All of this was done on Fedora Core 14 x86_64. As I upgrade to 15, I’ll update as necessary.
First things first, create a hadoop user and setup password-less ssh keys.
[hadoop@hostname ~]$ ssh-keygen -t rsa [hadoop@hostname ~]$ cat ~/.ssh/id_rsa.pub > ~/.ssh/authorized_keys [hadoop@hostname ~]$ chmod 600 ~/.ssh/authorized_keys
Java:
Download the latest rpm.bin Java from Oracle, which was 6u26 when I went through this. (You can use these directions or mine). I got the 64-bit RPM installer from Oracle.
# Make it executable and run it! chmod +x jdk-6u26-linux-x64-rpm.bin sudo sh jdk-6u26-linux-x64-rpm.bin
# Configure alternatives so java points to the right binary sudo /usr/sbin/alternatives --install /usr/bin/java java \ /usr/java/default/bin/java 20000
Get Hadoop and Pig:
Pick a mirror and get Hadoop 0.20.2 from here. Pick a mirror and get Hbase 0.90.3 from here. Finally, get Pig 0.8.1 from here. Untar the three packages into the hadoop user’s home directory and edit ~/.bashrc to set environment variables with the correct paths.
# .bashrc export HADOOP_HOME=/home/hadoop/hadoop-0.20.2 export HBASE_HOME=/home/hadoop/hbase-0.90.3 export PIG_HOME=/home/hadoop/pig-0.8.1 export HADOOPDIR=$HADOOP_HOME/conf # this tells hadoop to bind to IPv4 addresses instead of IPv6! export HADOOP_OPTS=-Djava.net.preferIPv4Stack=true export JAVA_HOME=/usr/java/latest/ # It's handy to have the tools in your path too. export PATH=$PATH:$HADOOP_HOME/bin:$HBASE_HOME/bin:$JAVA_HOME/bin
At this point, either log out and log back in or “source ~/.bashrc”.
Start configuring Hadoop:
Lets assume we have 3 computers to be part of the hadoop cluster. Pick one to be the master, and the other two to be slaves. We will use their hostnames for configuration, and for the sake of simplicity I’ll call them “my-master”, “slave1″, and “slave2″. Make sure the hostnames you use are the real hostnames that they use, not nicknames or IP addresses.

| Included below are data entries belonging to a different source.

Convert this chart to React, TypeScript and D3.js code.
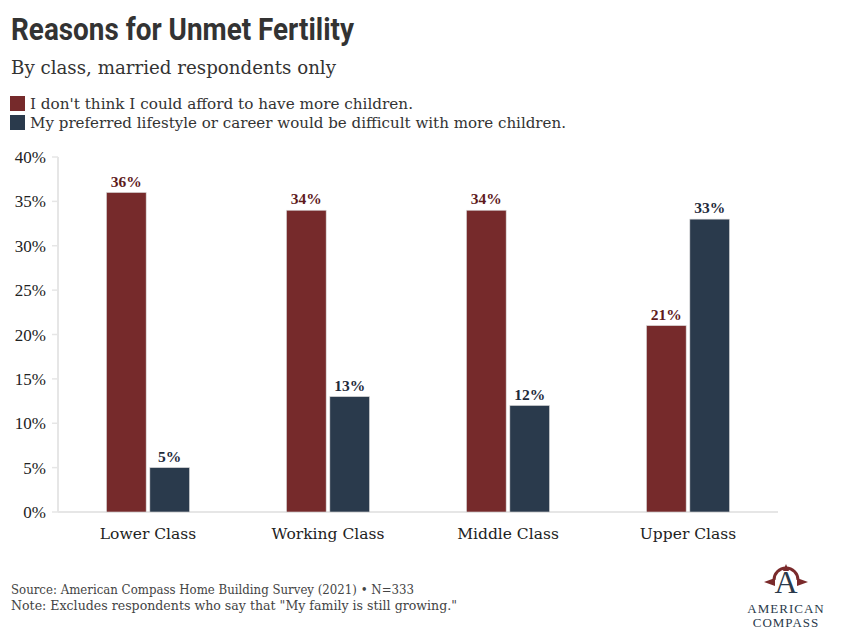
import * as d3 from 'd3';
import * as React from 'react';

const categories = ['Lower Class', 'Working Class', 'Middle Class', 'Upper Class'];
const seriesNames = [
    "I don't think I could afford to have more children.",
    'My preferred lifestyle or career would be difficult with more children.',
];
const afford = [36, 34, 34, 21];
const lifestyle = [5, 13, 12, 33];
const yTicks = [0, 5, 10, 15, 20, 25, 30, 35, 40];
const colors = ['#762a2b', '#2a3a4c'];
const labelColors = ['#5e1a1c', '#1e2a3a'];

const W = 862;
const H = 640;
const left = 58;
const right = 778;
const top = 157;
const bottom = 512;

const serif = '"DejaVu Serif", Georgia, serif';
const bookSerif = '"Liberation Serif", "DejaVu Serif", serif';

/**
 * Grouped bar chart
 */
export default function App() {
    const x = d3.scaleBand<string>().domain(categories).range([left, right]);
    const y = d3.scaleLinear().domain([0, 40]).range([bottom, top]);
    const sub = d3.scaleBand<number>().domain([0, 1]).range([0, 83]).paddingInner(0.085);
    const series = [afford, lifestyle];

    return (
        <svg width={W} height={H} style={{ display: 'block', position: 'absolute', left: 0, top: 0 }}>
            <rect width={W} height={H} fill="#fff" />
            <text x={11} y={40} fontFamily="Roboto, sans-serif" fontWeight={700} fontSize={31}
                fill="#333" textLength={343} lengthAdjust="spacingAndGlyphs">Reasons for Unmet Fertility</text>
            <text x={11} y={74} fontFamily={serif} fontSize={19} fill="#333"
                textLength={325} lengthAdjust="spacingAndGlyphs">By class, married respondents only</text>
            {seriesNames.map((s, i) => (
                <g key={s}>
                    <rect x={10} y={96 + i * 19} width={15} height={15} fill={colors[i]} />
                    <text x={30} y={109 + i * 19} fontFamily={serif} fontSize={15.5} fill="#333"
                        textLength={i === 0 ? 383 : 536} lengthAdjust="spacingAndGlyphs">{s}</text>
                </g>
            ))}
            <line x1={left} x2={left} y1={top} y2={bottom} stroke="#e6e6e6" strokeWidth={2} />
            <line x1={left} x2={right} y1={bottom} y2={bottom} stroke="#e6e6e6" strokeWidth={2} />
            {yTicks.map(t => (
                <g key={t}>
                    <line x1={left - 6} x2={left} y1={y(t)} y2={y(t)} stroke="#e6e6e6" strokeWidth={1.5} />
                    <text x={46} y={y(t) + 6} textAnchor="end" fontFamily={bookSerif} fontSize={17} fill="#222">{t}%</text>
                </g>
            ))}
            {categories.map((c, ci) => {
                const gx = (x(c) as number) + x.bandwidth() / 2 - 41.5;
                return (
                    <g key={c}>
                        {series.map((vals, si) => {
                            const bx = gx + (sub(si) as number);
                            return (
                                <g key={si}>
                                    <rect x={bx} y={y(vals[ci])} width={sub.bandwidth()} height={bottom - y(vals[ci])}
                                        fill={colors[si]} stroke="#d9d9d9" strokeWidth={0.6} />
                                    <text x={bx + sub.bandwidth() / 2} y={y(vals[ci]) - 6} textAnchor="middle"
                                        fontFamily={bookSerif} fontWeight={700} fontSize={15.5}
                                        fill={labelColors[si]}>{vals[ci]}%</text>
                                </g>
                            );
                        })}
                        <text x={(x(c) as number) + x.bandwidth() / 2} y={539} textAnchor="middle"
                            fontFamily={serif} fontSize={15.5} fill="#222">{c}</text>
                    </g>
                );
            })}
            <text x={11} y={594} fontFamily={serif} fontSize={12.5} fill="#444"
                textLength={403} lengthAdjust="spacingAndGlyphs">Source: American Compass Home Building Survey (2021) • N=333</text>
            <text x={11} y={610} fontFamily={serif} fontSize={12.5} fill="#444"
                textLength={446} lengthAdjust="spacingAndGlyphs">Note: Excludes respondents who say that "My family is still growing."</text>
            <g transform="translate(786,582)">
                <path d="M-12,-2 A12,12 0 0,1 12,-2" fill="none" stroke="#7a2a2b" strokeWidth={3} />
                <path d="M-22,0 L-11,-4 L-11,4 Z M22,0 L11,-4 L11,4 Z M0,-18 L-3,-11 L3,-11 Z" fill="#7a2a2b" />
                <text y={11} textAnchor="middle" fontFamily={bookSerif} fontSize={32} fill="#2a3a4c">A</text>
            </g>
            <text x={786} y={613} textAnchor="middle" fontFamily={bookSerif} fontSize={13} fill="#2a3a4c"
                letterSpacing={1}>AMERICAN</text>
            <text x={786} y={627} textAnchor="middle" fontFamily={bookSerif} fontSize={13} fill="#2a3a4c"
                letterSpacing={1}>COMPASS</text>
        </svg>
    );
}
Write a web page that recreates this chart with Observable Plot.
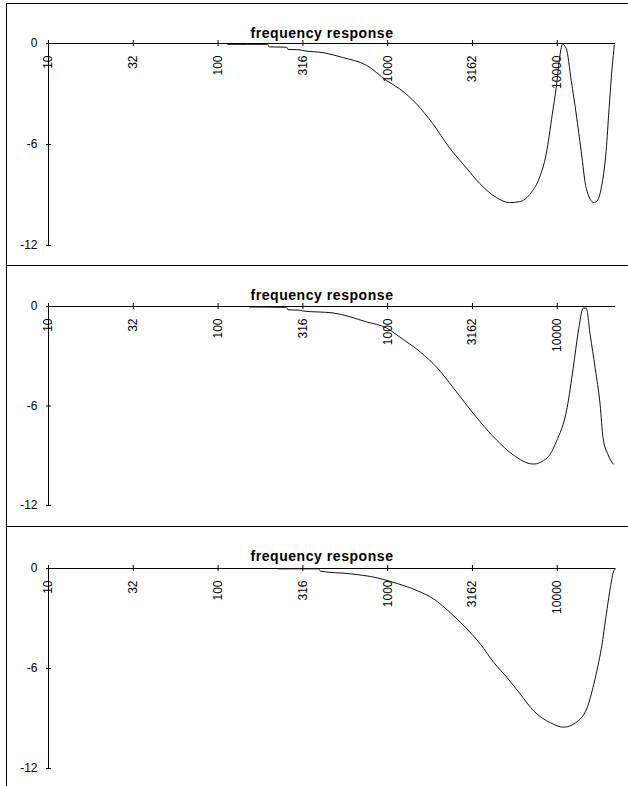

Verify you can ssh into each box without needing a password (i.e. You should be able to ‘ssh my-master’, ‘ssh slave1′, ‘ssh slave2′, all without typing a password).
Decide on a data directory for Hadoop. This can be anywhere, but it should be machine-local (not on NFS or samba shares!). I use /data/hadoop/tmp/, and hadoop will create the tmp folder if it has permissions to do so. Do the following:
sudo mkdir -p /data/hadoop sudo chown hadoop.hadoop /data/hadoop
edit $HADOOP_HOME/conf/core-site.xml:
<configuration> <property> <name>hadoop.tmp.dir</name> <value>/data/hadoop/tmp</value> </property> <property> <name>fs.default.name</name> <value>hdfs://my-master:54310</value> </property> </configuration>
edit $HADOOP_HOME/conf/hdfs-site.xml Set the replication value. The value for it really depends on your jobs, 3 is the default value and can be overridden on a per-file basis.

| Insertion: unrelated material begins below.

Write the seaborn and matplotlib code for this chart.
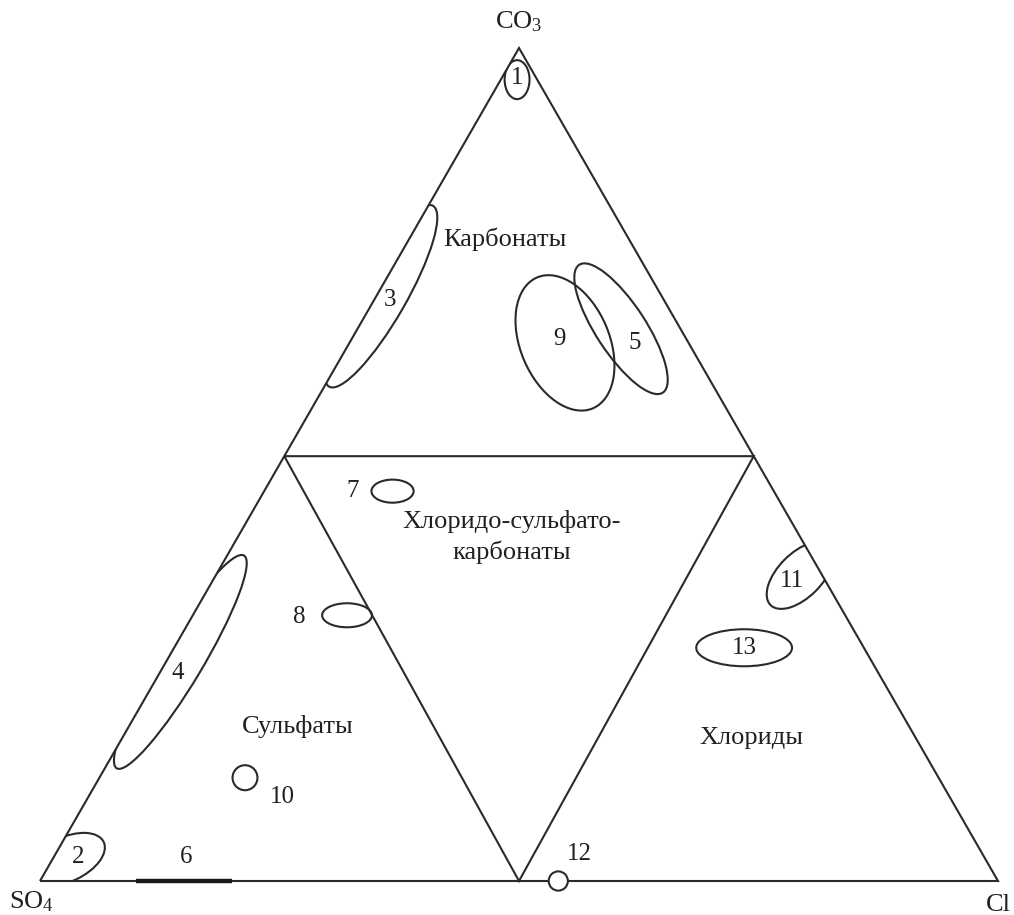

<configuration> <property> <name>dfs.replication</name> <value>3</value> </description> </property> </configuration>
edit $HADOOP_HOME/conf/mapred-site.xml
<configuration> <property> <name>mapred.job.tracker</name> <value>my-master:54311</value> </property> </configuration>
$HADOOP_HOME/conf/masters is simply a list of hostnames that are masters:
my-master
$HADOOP_HOME/conf/slaves is a list of hostnames that are slaves:
my-master slave1 slave2
At this point you can format the namenode, from the master run:
hadoop namenode -format
If that doesn’t work, or produces errors, you likely have permissions wrong on your hadoop temp directory. If the format command works, then start up the HDFS and tasktrackers.
$HADOOP_HOME/bin/start-all.sh
Other Hadoop Settings
There’s a few other things to configure once you have the basics running, like changing the number of map and reduce jobs per node, increasing memory for mappers, etc… These are job-dependent, so each install (and even each job) will need to tweak for better performance.

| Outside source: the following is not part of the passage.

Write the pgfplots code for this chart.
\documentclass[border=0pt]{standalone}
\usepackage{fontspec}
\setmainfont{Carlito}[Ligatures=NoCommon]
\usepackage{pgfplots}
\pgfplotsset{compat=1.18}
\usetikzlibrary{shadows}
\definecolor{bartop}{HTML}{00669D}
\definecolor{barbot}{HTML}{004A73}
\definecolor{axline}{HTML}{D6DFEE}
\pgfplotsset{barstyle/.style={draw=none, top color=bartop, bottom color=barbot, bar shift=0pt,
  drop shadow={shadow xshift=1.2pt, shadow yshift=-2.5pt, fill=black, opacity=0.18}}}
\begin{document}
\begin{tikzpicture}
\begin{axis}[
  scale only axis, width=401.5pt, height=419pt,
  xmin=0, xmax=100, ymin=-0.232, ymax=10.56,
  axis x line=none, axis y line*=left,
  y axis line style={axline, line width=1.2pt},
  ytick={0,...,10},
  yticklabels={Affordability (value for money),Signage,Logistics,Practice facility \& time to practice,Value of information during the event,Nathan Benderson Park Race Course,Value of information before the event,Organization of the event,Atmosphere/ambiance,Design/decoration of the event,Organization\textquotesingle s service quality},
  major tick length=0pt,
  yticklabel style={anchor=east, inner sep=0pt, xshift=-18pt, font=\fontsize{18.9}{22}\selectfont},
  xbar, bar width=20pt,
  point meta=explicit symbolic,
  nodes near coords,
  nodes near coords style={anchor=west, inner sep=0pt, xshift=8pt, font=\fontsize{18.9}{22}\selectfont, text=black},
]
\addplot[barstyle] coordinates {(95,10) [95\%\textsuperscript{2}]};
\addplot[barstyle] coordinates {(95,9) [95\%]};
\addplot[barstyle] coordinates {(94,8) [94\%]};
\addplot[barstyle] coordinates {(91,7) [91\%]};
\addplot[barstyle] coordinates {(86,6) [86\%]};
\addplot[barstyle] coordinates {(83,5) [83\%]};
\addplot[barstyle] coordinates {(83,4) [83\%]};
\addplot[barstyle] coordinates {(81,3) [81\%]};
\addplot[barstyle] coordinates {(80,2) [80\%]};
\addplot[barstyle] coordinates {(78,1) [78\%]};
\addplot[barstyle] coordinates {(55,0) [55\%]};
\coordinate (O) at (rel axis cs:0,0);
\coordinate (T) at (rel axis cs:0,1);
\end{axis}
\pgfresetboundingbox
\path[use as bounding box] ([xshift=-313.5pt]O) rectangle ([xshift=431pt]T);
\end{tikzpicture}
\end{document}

# hdfs-site.xml # increase to allow more connections to HDFS <property> <name>dfs.datanode.max.xcievers</name> <value>4096</value> </property>
# mapred-site.xml # set these values based on the number of cores and processing # that you plan to do. <property> <name>mapred.tasktracker.map.tasks.maximum</name> <value>8</value> </property> <property> <name>mapred.tasktracker.reduce.tasks.maximum</name> <value>8</value> </property>
# hadoop-env.sh # The maximum amount of heap to use, in MB. Default is 1000. export HADOOP_HEAPSIZE=4000 # Extra Java runtime options. Empty by default. export HADOOP_OPTS="-server -XX:+UseParallelGC -XX:+UseAdaptiveSizePolicy"